El último acto del sainete de la llamada ley jaguar plantea la posibilidad de invertir ¢3.000 millones en un referéndum para aprobar o rechazar una norma ya existente en el ordenamiento jurídico. La reforma ya no pretende recortar las facultades de la Contraloría General de la República para ejercer sus labores de fiscalización, ni elimina la obligatoriedad de acatar sus disposiciones, ni establece la posibilidad de contratar obras públicas a dedo.
Todas esas iniciativas fueron declaradas contrarias a la Constitución por la Sala IV. Solo sobrevivió parte de un artículo dedicado a señalar que la Contraloría no puede sustituir o abarcar “asuntos que corresponden exclusivamente a las competencias propias de la administración pública activa en toda su extensión".
El ordenamiento jurídico ya impone esa limitación a la Contraloría. No hacerlo implicaría establecer una administración paralela, también encargada de ejercer funciones decisorias, ejecutivas, resolutorias, directivas u operativas de la Administración, para utilizar la definición del artículo 2 de la Ley General de Control Interno. En cambio, la Contraloría, según su ley orgánica, “es el órgano rector del ordenamiento de control y fiscalización superiores”, nada más.
Si la tercera versión de la ley jaguar, desprovista de todas sus pretensiones originales, fuera aprobada en un referéndum para consagrar el par de verbos sobrevivientes a los dos escrutinios de la Sala Constitucional, nada cambiaría en términos prácticos. Esa realidad confronta al Tribunal Supremo de Elecciones (TSE) con una decisión inédita. Hasta donde alcanza la memoria, nadie ha planteado la celebración de un referéndum para aprobar, con otro vocabulario, una ley ya existente.
Los magistrados del TSE, como cualquier otro funcionario, no pueden ignorar el principio de administración racional de los recursos públicos. Un referéndum cuesta ¢3.000 millones y, en medio de la estrechez fiscal pregonada por el propio gobierno para justificar recortes de la inversión en educación, seguridad y salud, es irracional invertir esa suma en una votación para reiterar una norma ya establecida.
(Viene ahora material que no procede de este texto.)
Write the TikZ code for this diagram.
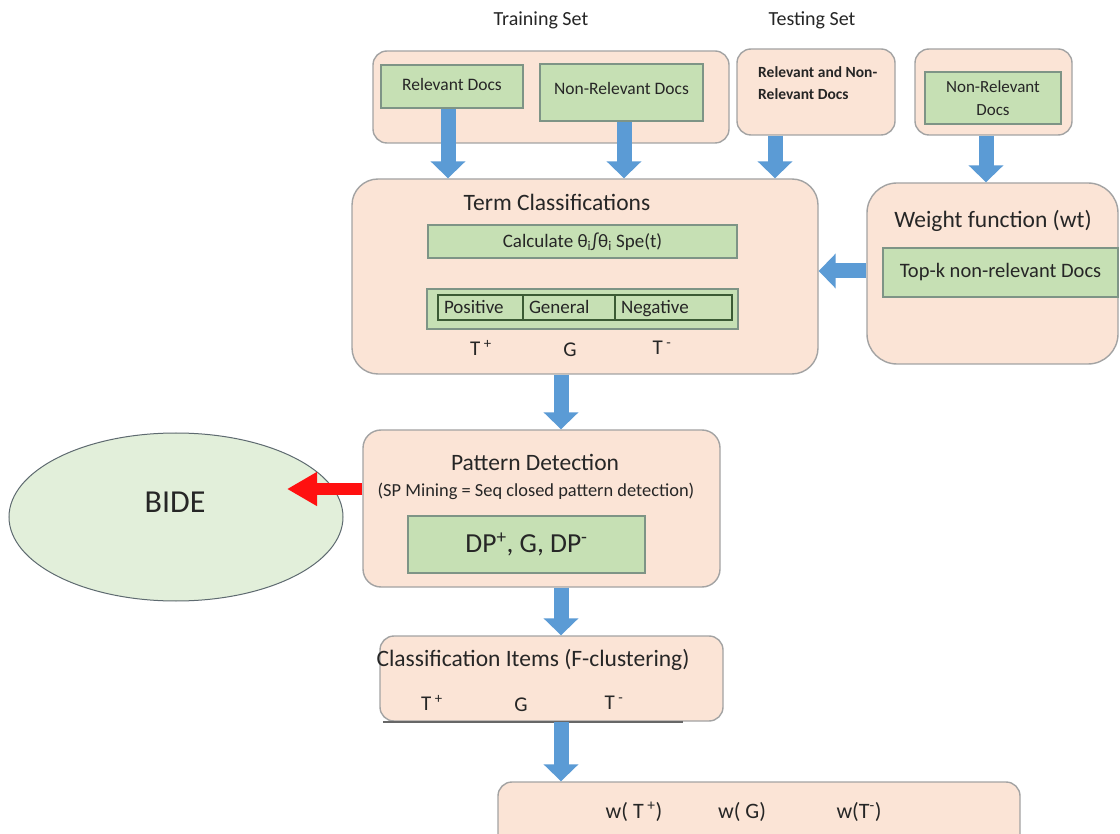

La propuesta tampoco armoniza con la naturaleza y propósitos del referéndum. El mecanismo existe para modificar la ley o aprobar normas nuevas, no para ratificar las existentes o hacer cambios insustanciales, sin efecto alguno sobre la realidad. La intrascendencia del último retazo de la ley jaguar queda en evidencia con un somero examen de las pretensiones iniciales.
No hablemos ya de las abandonadas reformas a las leyes de contratación y de Japdeva, la fracasada limitación de las potestades de fiscalización de la Contraloría y del obligatorio acatamiento de sus directrices, sino de la cantidad de verbos eliminados en la nueva versión del único artículo propuesto para un referéndum. Además de señalar que la Contraloría no podría sustituir o abarcar asuntos que corresponden exclusivamente a las competencias propias de la administración pública activa, la redacción original le prohibía “interferir, ordenar, interpretar, advertir, recordar y recomendar”. Ese sí era un cambio, aunque claramente inconstitucional.
La Asamblea Legislativa también recibió una carta, de confusa redacción, para solicitar su concurso en el llamado a referéndum. Sorprendería si el camino de la convocatoria conjunta del Congreso y el Ejecutivo no estuviera cerrado para este tercer intento, escuálido y con pretensiones carentes de sentido. Ahorrar los ¢3.000 millones y el desgaste del TSE en un año electoral son dos buenas razones para negar el voto a la propuesta y dejar el asunto en manos del Tribunal y la eventual recolección de firmas por los impulsores de la iniciativa popular.